Report all lines holding "that".

━━━ Dataset extract

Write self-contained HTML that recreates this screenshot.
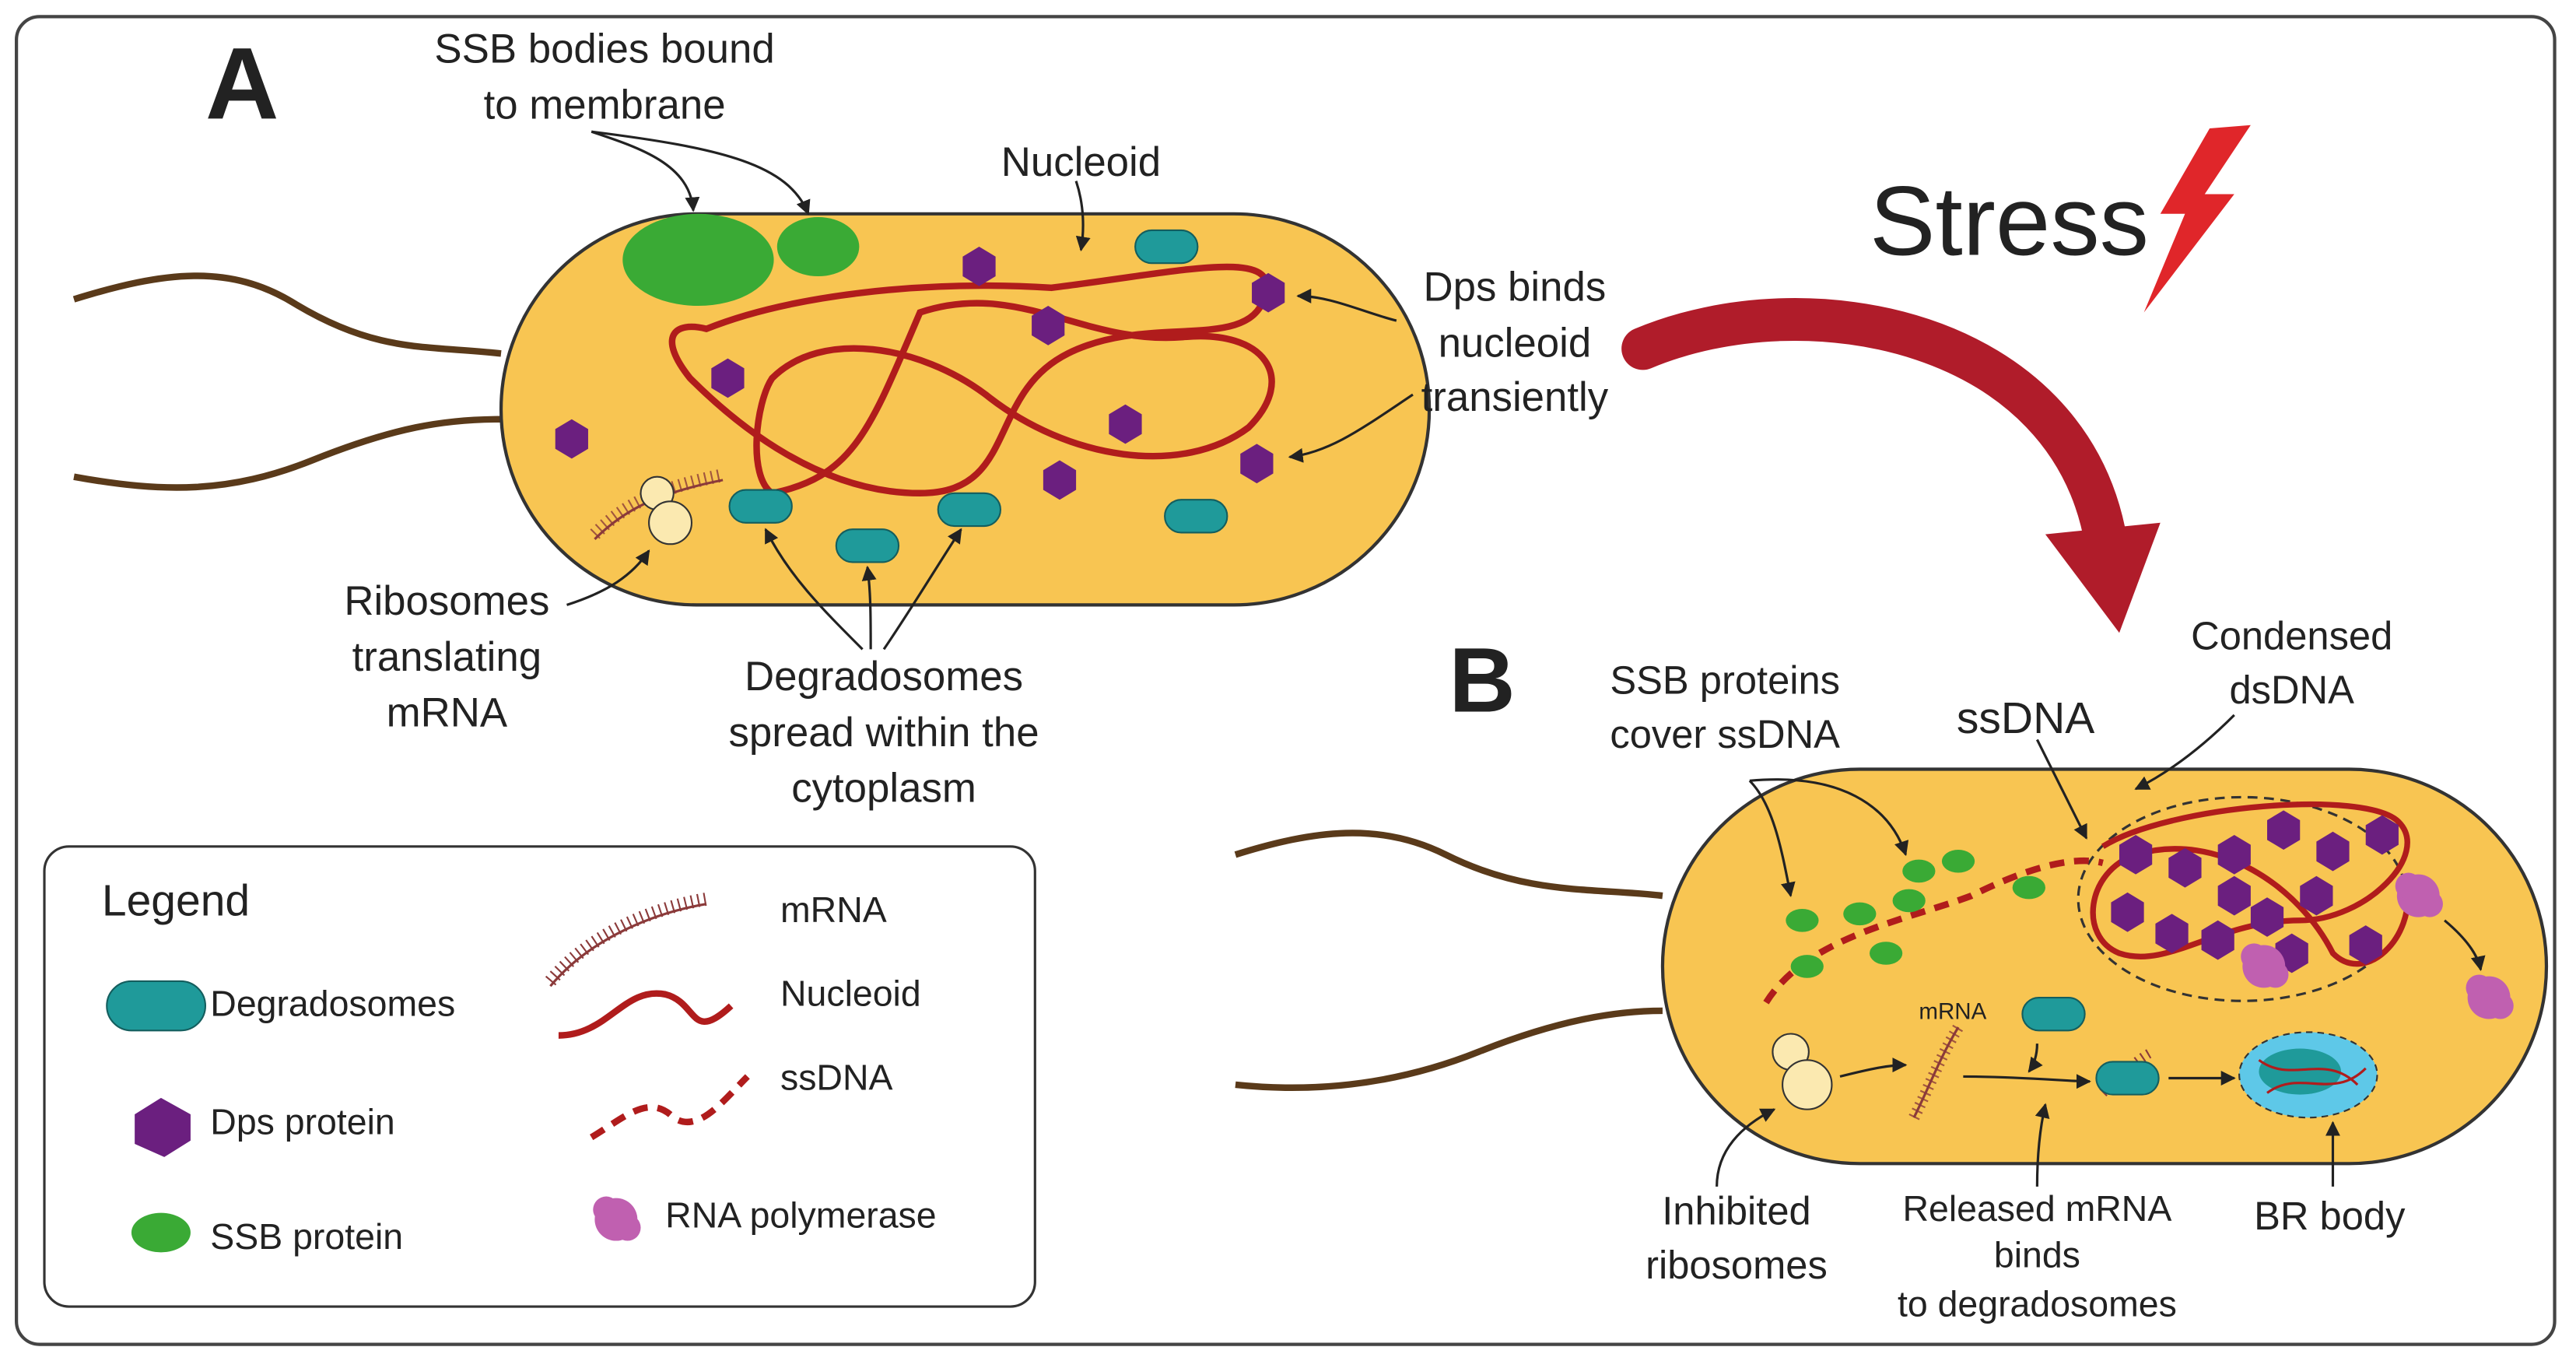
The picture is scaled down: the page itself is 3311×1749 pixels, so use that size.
<!DOCTYPE html>
<html><head><meta charset="utf-8"><style>
html,body{margin:0;padding:0;background:#fff;}
svg{display:block;}
text{font-family:"Liberation Sans",sans-serif;fill:#222;}
</style></head><body>
<svg width="3311" height="1749" viewBox="0 0 1568 828" xmlns="http://www.w3.org/2000/svg">
<defs>
<marker id="ar" viewBox="0 0 10 10" refX="9" refY="5" markerWidth="6" markerHeight="6" orient="auto"><path d="M0,0 L10,5 L0,10 z" fill="#222"/></marker>
<g id="hex"><polygon points="-10,-6 0,-12 10,-6 10,6 0,12 -10,6" fill="#6b1f7f"/></g>
<g id="deg"><rect x="-19" y="-10" width="38" height="20" rx="10" fill="#1f9a9a" stroke="#145e5e" stroke-width="1"/></g>
<g id="ssb"><ellipse rx="10" ry="7" fill="#3aaa35"/></g>
<g id="rnap"><circle r="13" fill="#c060b0"/><circle cx="-6" cy="-6" r="8" fill="#c060b0"/><circle cx="7" cy="5" r="8" fill="#c060b0"/></g>
</defs>
<rect x="10" y="10" width="1545" height="808" rx="14" fill="#fff" stroke="#444" stroke-width="2"/>
<text x="125" y="72" font-size="62" font-weight="bold">A</text>
<path d="M45,182 C100,165 140,160 180,185 C230,215 260,210 305,215" fill="none" stroke="#5a3a1a" stroke-width="4"/>
<path d="M45,290 C100,300 140,300 190,280 C240,260 270,255 305,255" fill="none" stroke="#5a3a1a" stroke-width="4"/>
<rect x="305" y="130" width="565" height="238" rx="119" fill="#f8c552" stroke="#333" stroke-width="2"/>
<ellipse cx="425" cy="158" rx="46" ry="28" fill="#3aaa35"/>
<ellipse cx="498" cy="150" rx="25" ry="18" fill="#3aaa35"/>
<path d="M430,200 C480,180 560,170 640,175 C720,165 780,150 770,180 C760,215 700,190 650,215 C600,240 620,300 560,300 C500,300 450,260 420,230 C400,205 410,195 430,200 Z" fill="none" stroke="#b01c1c" stroke-width="4"/>
<path d="M470,230 C500,200 560,210 600,240 C650,280 720,290 760,260 C790,230 770,200 720,205 C660,210 620,170 560,190 C530,260 520,290 470,300 C455,290 460,245 470,230 Z" fill="none" stroke="#b01c1c" stroke-width="4"/>
<use href="#hex" x="596" y="162"/><use href="#hex" x="638" y="198"/><use href="#hex" x="772" y="178"/><use href="#hex" x="443" y="230"/><use href="#hex" x="685" y="258"/><use href="#hex" x="765" y="282"/><use href="#hex" x="645" y="292"/><use href="#hex" x="348" y="267"/>
<use href="#deg" x="710" y="150"/><use href="#deg" x="463" y="308"/><use href="#deg" x="528" y="332"/><use href="#deg" x="590" y="310"/><use href="#deg" x="728" y="314"/>
<path d="M362,328 C380,310 400,300 440,292" fill="none" stroke="#8b3a3a" stroke-width="1.5"/>
<path d="M362,328 C380,310 400,300 440,292" fill="none" stroke="#8b3a3a" stroke-width="8" stroke-dasharray="1 3" transform="translate(0,-3)" opacity="0.8"/>
<circle cx="400" cy="300" r="10" fill="#fbe9b0" stroke="#333"/><circle cx="408" cy="318" r="13" fill="#fbe9b0" stroke="#333"/>
<g font-size="25" text-anchor="middle">
<text x="368" y="38">SSB bodies bound</text><text x="368" y="72">to membrane</text>
<text x="658" y="107">Nucleoid</text>
<text x="922" y="183">Dps binds</text><text x="922" y="217">nucleoid</text><text x="922" y="250">transiently</text>
<text x="272" y="374">Ribosomes</text><text x="272" y="408">translating</text><text x="272" y="442">mRNA</text>
<text x="538" y="420">Degradosomes</text><text x="538" y="454">spread within the</text><text x="538" y="488">cytoplasm</text>
</g>
<g fill="none" stroke="#222" stroke-width="1.5" marker-end="url(#ar)">
<path d="M360,80 C390,90 420,100 422,128"/><path d="M360,80 C440,90 480,100 492,130"/>
<path d="M655,110 C660,125 660,140 658,152"/>
<path d="M850,195 C830,190 810,180 790,180"/><path d="M860,240 C830,260 810,275 785,278"/>
<path d="M345,368 C370,360 385,350 395,335"/>
<path d="M525,395 C500,370 480,350 466,322"/><path d="M530,395 C530,375 530,360 528,345"/><path d="M538,395 C555,370 570,345 585,322"/>
</g>
<text x="1138" y="155" font-size="60">Stress</text>
<polygon points="1345,78 1370,76 1342,118 1360,118 1305,190 1330,130 1315,130" fill="#e0262a"/>
<path d="M1000,212 C1100,170 1260,200 1282,330" fill="none" stroke="#b01c2a" stroke-width="26" stroke-linecap="round"/>
<polygon points="1245,325 1315,318 1290,385" fill="#b01c2a"/>
<text x="882" y="433" font-size="56" font-weight="bold">B</text>
<path d="M752,520 C800,505 840,500 880,520 C930,545 970,540 1012,545" fill="none" stroke="#5a3a1a" stroke-width="4"/>
<path d="M752,660 C800,665 850,660 900,640 C950,620 985,615 1012,615" fill="none" stroke="#5a3a1a" stroke-width="4"/>
<rect x="1012" y="468" width="538" height="240" rx="120" fill="#f8c552" stroke="#333" stroke-width="2"/>
<ellipse cx="1365" cy="547" rx="100" ry="62" fill="none" stroke="#333" stroke-width="1.5" stroke-dasharray="6 4"/>
<path d="M1075,610 C1100,570 1160,560 1200,545 C1230,530 1260,520 1280,525" fill="none" stroke="#b01c1c" stroke-width="4" stroke-dasharray="9 6"/>
<use href="#ssb" x="1097" y="560"/><use href="#ssb" x="1132" y="556"/><use href="#ssb" x="1162" y="548"/><use href="#ssb" x="1192" y="524"/><use href="#ssb" x="1235" y="540"/><use href="#ssb" x="1100" y="588"/><use href="#ssb" x="1148" y="580"/><use href="#ssb" x="1168" y="530"/>
<path d="M1280,515 C1320,490 1440,480 1460,500 C1480,520 1440,560 1400,560 C1350,560 1320,590 1290,580 C1265,570 1270,530 1300,520 C1350,505 1400,540 1420,580 C1440,600 1470,570 1465,540" fill="none" stroke="#b01c1c" stroke-width="3.5"/>
<use href="#hex" x="1300" y="520"/><use href="#hex" x="1330" y="528"/><use href="#hex" x="1360" y="520"/><use href="#hex" x="1390" y="505"/><use href="#hex" x="1420" y="518"/><use href="#hex" x="1450" y="508"/><use href="#hex" x="1295" y="555"/><use href="#hex" x="1322" y="568"/><use href="#hex" x="1350" y="572"/><use href="#hex" x="1380" y="558"/><use href="#hex" x="1410" y="545"/><use href="#hex" x="1440" y="575"/><use href="#hex" x="1395" y="580"/><use href="#hex" x="1360" y="545"/>
<use href="#rnap" x="1472" y="545"/><use href="#rnap" x="1378" y="588"/><use href="#rnap" x="1515" y="607"/>
<path d="M1488,560 C1500,570 1508,580 1510,590" fill="none" stroke="#222" stroke-width="1.5" marker-end="url(#ar)"/>
<circle cx="1090" cy="640" r="11" fill="#fbe9b0" stroke="#333"/><circle cx="1100" cy="660" r="15" fill="#fbe9b0" stroke="#333"/>
<path d="M1165,680 C1175,660 1180,645 1192,625" fill="none" stroke="#8b3a3a" stroke-width="1.5"/>
<path d="M1165,680 C1175,660 1180,645 1192,625" fill="none" stroke="#8b3a3a" stroke-width="7" stroke-dasharray="1 3" opacity="0.8"/>
<text x="1168" y="620" font-size="14">mRNA</text>
<use href="#deg" x="1250" y="617"/>
<path d="M1280,665 C1290,655 1300,645 1310,640" fill="none" stroke="#8b3a3a" stroke-width="6" stroke-dasharray="1 3"/>
<use href="#deg" x="1295" y="656"/>
<ellipse cx="1405" cy="654" rx="42" ry="26" fill="#5ec8e8" stroke="#333" stroke-dasharray="4 3"/>
<ellipse cx="1400" cy="652" rx="25" ry="14" fill="#1f9a9a"/>
<path d="M1375,645 C1395,660 1415,640 1435,660 M1380,665 C1400,650 1420,670 1440,650" fill="none" stroke="#b01c1c" stroke-width="1.5"/>
<g fill="none" stroke="#222" stroke-width="1.5" marker-end="url(#ar)">
<path d="M1120,655 C1140,650 1150,648 1160,648"/><path d="M1195,655 C1230,655 1260,658 1272,658"/>
<path d="M1320,656 L1360,656"/><path d="M1240,635 C1240,642 1238,648 1235,652"/>
<path d="M1065,475 C1080,490 1085,520 1090,545"/><path d="M1065,475 C1120,470 1150,490 1160,520"/>
<path d="M1240,450 C1250,470 1260,490 1270,510"/><path d="M1360,435 C1340,455 1320,470 1300,480"/>
<path d="M1045,722 C1045,700 1060,685 1080,675"/><path d="M1240,722 C1240,700 1242,685 1245,672"/><path d="M1420,722 C1420,705 1420,695 1420,683"/>
</g>
<g font-size="24" text-anchor="middle">
<text x="1050" y="422">SSB proteins</text><text x="1050" y="455">cover ssDNA</text>
<text x="1233" y="446" font-size="27">ssDNA</text>
<text x="1395" y="395">Condensed</text><text x="1395" y="428">dsDNA</text>
<text x="1057" y="745">Inhibited</text><text x="1057" y="778">ribosomes</text>
<text x="1240" y="743" font-size="22">Released mRNA</text><text x="1240" y="771" font-size="22">binds</text><text x="1240" y="801" font-size="22">to degradosomes</text>
<text x="1418" y="748">BR body</text>
</g>
<rect x="27" y="515" width="603" height="280" rx="15" fill="#fff" stroke="#333" stroke-width="1.5"/>
<g font-size="22">
<text x="62" y="557" font-size="27">Legend</text>
<text x="128" y="618">Degradosomes</text>
<text x="128" y="690">Dps protein</text>
<text x="128" y="760">SSB protein</text>
<text x="475" y="561">mRNA</text>
<text x="475" y="612">Nucleoid</text>
<text x="475" y="663">ssDNA</text>
<text x="405" y="747">RNA polymerase</text>
</g>
<rect x="65" y="597" width="60" height="30" rx="15" fill="#1f9a9a" stroke="#145e5e"/>
<polygon points="82,678 98,668 116,678 116,694 100,704 82,696" fill="#6b1f7f"/>
<ellipse cx="98" cy="750" rx="18" ry="12" fill="#3aaa35"/>
<path d="M335,600 C360,570 400,555 430,550" fill="none" stroke="#8b3a3a" stroke-width="1.5"/>
<path d="M335,600 C360,570 400,555 430,550" fill="none" stroke="#8b3a3a" stroke-width="8" stroke-dasharray="1 3" transform="translate(0,-3)"/>
<path d="M340,630 C370,630 380,600 405,605 C425,610 420,635 445,612" fill="none" stroke="#b01c1c" stroke-width="4"/>
<path d="M360,692 C380,680 395,665 410,680 C425,690 440,670 455,655" fill="none" stroke="#b01c1c" stroke-width="4" stroke-dasharray="9 6"/>
<use href="#rnap" x="375" y="742"/>
</svg>
</body></html>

━━━━━━

▸ **Solution to this task**:
Write self-contained HTML that recreates this screenshot.
The picture is scaled down: the page itself is 3311×1749 pixels, so use that size.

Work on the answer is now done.